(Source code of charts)
----

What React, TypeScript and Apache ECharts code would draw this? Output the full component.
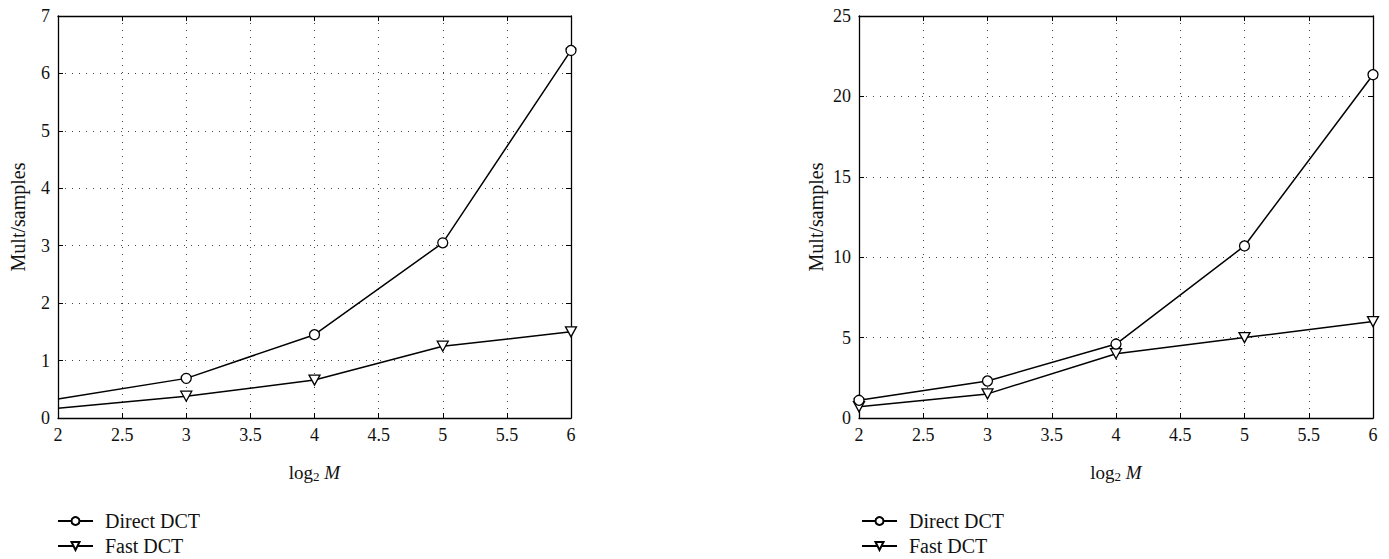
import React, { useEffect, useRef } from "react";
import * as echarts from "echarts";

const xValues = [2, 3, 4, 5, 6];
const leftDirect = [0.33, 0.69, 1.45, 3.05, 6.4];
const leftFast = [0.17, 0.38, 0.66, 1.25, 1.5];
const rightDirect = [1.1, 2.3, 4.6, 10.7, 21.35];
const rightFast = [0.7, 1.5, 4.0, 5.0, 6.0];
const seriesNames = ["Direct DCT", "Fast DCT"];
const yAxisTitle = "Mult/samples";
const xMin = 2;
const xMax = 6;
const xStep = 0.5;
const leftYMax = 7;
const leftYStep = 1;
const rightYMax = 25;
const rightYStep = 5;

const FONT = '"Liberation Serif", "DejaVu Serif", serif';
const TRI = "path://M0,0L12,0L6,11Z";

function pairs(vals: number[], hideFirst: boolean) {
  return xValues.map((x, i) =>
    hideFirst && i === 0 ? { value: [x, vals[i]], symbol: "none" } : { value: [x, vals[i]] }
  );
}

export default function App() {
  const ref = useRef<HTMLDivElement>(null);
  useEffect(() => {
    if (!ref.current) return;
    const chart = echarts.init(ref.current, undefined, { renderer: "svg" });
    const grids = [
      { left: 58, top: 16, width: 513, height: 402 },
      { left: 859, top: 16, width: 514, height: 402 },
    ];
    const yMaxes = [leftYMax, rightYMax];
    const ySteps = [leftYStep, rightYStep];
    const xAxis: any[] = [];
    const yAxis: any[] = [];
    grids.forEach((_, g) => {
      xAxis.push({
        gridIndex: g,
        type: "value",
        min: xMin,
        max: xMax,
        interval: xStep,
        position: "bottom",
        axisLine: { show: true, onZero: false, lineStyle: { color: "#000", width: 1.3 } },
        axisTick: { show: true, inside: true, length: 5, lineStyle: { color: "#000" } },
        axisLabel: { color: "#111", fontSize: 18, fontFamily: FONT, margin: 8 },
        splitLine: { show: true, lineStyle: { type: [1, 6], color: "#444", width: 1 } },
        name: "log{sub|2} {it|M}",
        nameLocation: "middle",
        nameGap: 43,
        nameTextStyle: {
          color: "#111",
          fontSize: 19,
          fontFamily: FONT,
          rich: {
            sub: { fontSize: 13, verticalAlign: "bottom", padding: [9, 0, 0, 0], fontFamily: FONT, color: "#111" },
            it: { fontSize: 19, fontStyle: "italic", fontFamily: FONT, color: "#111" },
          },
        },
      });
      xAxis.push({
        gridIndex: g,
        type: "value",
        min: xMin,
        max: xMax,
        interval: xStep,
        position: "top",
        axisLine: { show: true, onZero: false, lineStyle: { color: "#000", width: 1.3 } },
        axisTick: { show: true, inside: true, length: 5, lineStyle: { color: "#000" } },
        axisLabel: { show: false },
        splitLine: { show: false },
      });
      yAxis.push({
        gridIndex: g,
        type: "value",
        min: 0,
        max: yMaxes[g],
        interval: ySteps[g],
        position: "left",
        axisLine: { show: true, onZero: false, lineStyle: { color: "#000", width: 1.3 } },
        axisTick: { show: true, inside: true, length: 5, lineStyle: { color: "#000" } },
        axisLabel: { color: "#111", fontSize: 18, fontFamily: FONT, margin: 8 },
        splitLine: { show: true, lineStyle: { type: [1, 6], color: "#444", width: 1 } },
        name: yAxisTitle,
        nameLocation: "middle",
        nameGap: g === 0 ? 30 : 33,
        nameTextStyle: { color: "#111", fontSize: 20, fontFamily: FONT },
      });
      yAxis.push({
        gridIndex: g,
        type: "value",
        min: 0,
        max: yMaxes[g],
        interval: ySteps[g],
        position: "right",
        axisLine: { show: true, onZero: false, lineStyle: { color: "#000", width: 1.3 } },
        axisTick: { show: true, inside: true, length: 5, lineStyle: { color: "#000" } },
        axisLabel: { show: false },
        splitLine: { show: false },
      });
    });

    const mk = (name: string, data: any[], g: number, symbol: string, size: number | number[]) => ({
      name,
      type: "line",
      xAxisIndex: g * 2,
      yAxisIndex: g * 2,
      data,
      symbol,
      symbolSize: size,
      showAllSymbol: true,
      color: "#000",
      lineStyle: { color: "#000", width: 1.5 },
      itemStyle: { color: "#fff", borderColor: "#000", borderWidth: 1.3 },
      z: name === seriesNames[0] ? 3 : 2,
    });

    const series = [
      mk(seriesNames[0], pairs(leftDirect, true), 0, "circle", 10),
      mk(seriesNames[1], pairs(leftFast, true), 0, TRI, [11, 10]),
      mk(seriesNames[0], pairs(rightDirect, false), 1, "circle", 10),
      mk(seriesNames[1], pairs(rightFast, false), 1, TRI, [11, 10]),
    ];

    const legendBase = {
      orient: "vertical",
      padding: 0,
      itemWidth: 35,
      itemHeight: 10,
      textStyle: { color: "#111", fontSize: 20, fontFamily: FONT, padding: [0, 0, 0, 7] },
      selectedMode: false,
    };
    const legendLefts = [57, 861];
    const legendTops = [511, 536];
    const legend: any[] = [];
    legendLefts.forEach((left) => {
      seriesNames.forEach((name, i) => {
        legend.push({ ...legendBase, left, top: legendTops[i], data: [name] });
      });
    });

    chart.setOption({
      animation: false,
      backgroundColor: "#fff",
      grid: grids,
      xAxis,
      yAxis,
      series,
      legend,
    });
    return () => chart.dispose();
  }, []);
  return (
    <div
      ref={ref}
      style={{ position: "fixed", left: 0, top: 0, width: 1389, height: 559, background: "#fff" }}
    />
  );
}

----

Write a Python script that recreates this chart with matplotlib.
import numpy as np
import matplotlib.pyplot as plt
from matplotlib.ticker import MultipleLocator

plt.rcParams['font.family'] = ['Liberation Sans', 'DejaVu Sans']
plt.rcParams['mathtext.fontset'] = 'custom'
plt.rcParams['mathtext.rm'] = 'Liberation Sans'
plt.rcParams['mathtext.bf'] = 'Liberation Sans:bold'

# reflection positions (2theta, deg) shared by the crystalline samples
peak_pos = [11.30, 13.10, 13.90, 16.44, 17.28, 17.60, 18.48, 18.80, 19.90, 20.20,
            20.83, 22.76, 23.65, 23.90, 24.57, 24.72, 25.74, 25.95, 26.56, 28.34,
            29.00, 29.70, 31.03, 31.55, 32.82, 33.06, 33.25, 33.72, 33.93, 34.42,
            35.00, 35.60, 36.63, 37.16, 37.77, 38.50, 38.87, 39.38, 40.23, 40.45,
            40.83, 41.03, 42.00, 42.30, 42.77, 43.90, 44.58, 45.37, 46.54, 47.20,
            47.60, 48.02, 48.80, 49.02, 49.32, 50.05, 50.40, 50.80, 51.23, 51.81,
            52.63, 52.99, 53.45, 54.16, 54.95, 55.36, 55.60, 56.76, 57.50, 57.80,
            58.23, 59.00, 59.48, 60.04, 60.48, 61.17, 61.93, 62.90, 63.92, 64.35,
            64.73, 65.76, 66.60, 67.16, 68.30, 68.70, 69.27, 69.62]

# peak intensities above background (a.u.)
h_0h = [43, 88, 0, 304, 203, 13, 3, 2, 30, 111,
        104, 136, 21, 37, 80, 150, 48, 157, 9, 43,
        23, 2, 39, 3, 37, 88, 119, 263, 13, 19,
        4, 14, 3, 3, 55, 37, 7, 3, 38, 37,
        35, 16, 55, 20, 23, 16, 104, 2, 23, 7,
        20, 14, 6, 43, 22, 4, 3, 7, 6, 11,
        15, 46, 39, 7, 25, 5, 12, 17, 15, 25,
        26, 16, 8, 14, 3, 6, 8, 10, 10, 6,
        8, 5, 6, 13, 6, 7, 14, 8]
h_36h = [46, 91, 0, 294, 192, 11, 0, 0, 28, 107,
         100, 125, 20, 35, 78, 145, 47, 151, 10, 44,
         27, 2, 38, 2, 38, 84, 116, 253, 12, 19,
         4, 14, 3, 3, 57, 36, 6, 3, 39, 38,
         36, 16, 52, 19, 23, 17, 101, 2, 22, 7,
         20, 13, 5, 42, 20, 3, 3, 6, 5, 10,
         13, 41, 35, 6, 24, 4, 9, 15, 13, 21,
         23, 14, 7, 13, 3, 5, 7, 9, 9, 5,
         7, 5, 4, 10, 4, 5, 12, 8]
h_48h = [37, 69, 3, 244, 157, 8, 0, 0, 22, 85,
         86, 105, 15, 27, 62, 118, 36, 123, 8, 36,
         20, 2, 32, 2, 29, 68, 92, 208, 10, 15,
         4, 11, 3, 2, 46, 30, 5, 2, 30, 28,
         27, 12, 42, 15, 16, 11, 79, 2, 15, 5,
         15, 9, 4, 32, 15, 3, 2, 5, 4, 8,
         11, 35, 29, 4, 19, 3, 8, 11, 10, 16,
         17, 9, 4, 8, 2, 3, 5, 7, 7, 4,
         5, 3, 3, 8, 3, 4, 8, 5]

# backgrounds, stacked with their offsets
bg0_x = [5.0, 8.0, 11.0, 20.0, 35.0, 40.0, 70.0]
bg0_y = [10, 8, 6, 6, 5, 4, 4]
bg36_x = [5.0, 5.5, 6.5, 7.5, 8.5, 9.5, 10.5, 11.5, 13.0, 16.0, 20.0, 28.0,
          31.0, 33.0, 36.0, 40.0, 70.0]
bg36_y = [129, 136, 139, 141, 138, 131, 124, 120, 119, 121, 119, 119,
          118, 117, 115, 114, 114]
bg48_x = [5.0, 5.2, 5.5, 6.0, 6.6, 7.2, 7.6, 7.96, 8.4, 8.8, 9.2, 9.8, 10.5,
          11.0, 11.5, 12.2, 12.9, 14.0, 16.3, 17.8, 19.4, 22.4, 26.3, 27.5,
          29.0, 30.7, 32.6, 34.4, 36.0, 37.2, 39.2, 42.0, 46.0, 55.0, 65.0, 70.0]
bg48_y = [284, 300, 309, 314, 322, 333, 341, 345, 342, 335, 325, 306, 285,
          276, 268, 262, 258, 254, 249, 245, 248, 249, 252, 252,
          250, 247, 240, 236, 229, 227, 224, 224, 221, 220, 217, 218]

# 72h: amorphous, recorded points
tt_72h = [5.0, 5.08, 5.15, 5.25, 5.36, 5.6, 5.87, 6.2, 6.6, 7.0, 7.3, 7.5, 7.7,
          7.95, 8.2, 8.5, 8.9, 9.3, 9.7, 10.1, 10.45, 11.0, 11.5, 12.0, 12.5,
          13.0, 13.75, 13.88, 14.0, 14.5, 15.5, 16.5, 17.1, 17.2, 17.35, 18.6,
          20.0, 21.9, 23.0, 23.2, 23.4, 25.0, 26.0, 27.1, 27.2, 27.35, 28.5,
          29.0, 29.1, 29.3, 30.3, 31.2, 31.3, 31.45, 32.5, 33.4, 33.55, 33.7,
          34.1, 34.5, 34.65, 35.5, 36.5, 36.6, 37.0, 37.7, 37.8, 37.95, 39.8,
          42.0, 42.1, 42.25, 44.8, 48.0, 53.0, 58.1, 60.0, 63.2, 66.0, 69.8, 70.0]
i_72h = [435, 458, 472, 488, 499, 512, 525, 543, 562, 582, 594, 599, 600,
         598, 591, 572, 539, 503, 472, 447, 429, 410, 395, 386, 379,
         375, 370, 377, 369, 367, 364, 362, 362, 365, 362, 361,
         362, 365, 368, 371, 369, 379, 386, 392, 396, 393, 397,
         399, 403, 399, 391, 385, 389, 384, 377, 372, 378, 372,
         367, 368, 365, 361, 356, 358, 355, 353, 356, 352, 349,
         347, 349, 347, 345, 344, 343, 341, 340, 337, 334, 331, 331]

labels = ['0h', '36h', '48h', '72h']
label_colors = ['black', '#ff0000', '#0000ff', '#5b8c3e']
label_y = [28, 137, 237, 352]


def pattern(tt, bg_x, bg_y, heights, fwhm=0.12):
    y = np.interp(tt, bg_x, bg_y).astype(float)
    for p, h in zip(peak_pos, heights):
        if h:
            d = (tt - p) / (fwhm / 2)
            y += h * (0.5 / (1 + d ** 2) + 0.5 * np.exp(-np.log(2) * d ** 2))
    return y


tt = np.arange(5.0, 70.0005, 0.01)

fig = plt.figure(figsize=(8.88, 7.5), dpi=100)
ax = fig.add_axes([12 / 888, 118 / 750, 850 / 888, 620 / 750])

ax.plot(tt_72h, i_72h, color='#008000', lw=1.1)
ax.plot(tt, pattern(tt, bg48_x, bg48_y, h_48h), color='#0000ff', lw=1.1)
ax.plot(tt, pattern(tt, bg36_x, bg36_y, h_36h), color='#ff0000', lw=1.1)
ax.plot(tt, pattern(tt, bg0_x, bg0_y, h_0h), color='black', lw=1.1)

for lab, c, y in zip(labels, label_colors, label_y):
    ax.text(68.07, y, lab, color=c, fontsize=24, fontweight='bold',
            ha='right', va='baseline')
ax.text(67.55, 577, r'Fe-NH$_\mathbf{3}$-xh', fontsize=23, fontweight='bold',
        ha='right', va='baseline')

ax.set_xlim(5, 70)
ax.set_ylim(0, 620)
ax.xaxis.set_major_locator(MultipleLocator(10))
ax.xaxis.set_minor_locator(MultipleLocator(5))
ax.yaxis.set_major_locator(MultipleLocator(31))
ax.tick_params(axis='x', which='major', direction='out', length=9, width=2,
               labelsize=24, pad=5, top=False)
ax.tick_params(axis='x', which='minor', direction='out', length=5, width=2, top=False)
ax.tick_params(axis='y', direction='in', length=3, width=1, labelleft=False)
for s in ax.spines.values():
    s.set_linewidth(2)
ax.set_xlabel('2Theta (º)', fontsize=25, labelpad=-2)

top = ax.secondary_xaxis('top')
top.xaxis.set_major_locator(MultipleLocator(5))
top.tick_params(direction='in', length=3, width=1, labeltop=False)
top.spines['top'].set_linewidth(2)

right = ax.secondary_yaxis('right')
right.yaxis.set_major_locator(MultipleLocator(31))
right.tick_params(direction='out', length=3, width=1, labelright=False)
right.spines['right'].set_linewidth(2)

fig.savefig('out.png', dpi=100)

----

**The request**
Nothing but the lines from the one with "What React, TypeScript" through the one with "import * as" is to be copied, exactly and ends included. Leave pictures out.

**Answer to the exercise**
What React, TypeScript and Apache ECharts code would draw this? Output the full component.
import React, { useEffect, useRef } from "react";
import * as echarts from "echarts";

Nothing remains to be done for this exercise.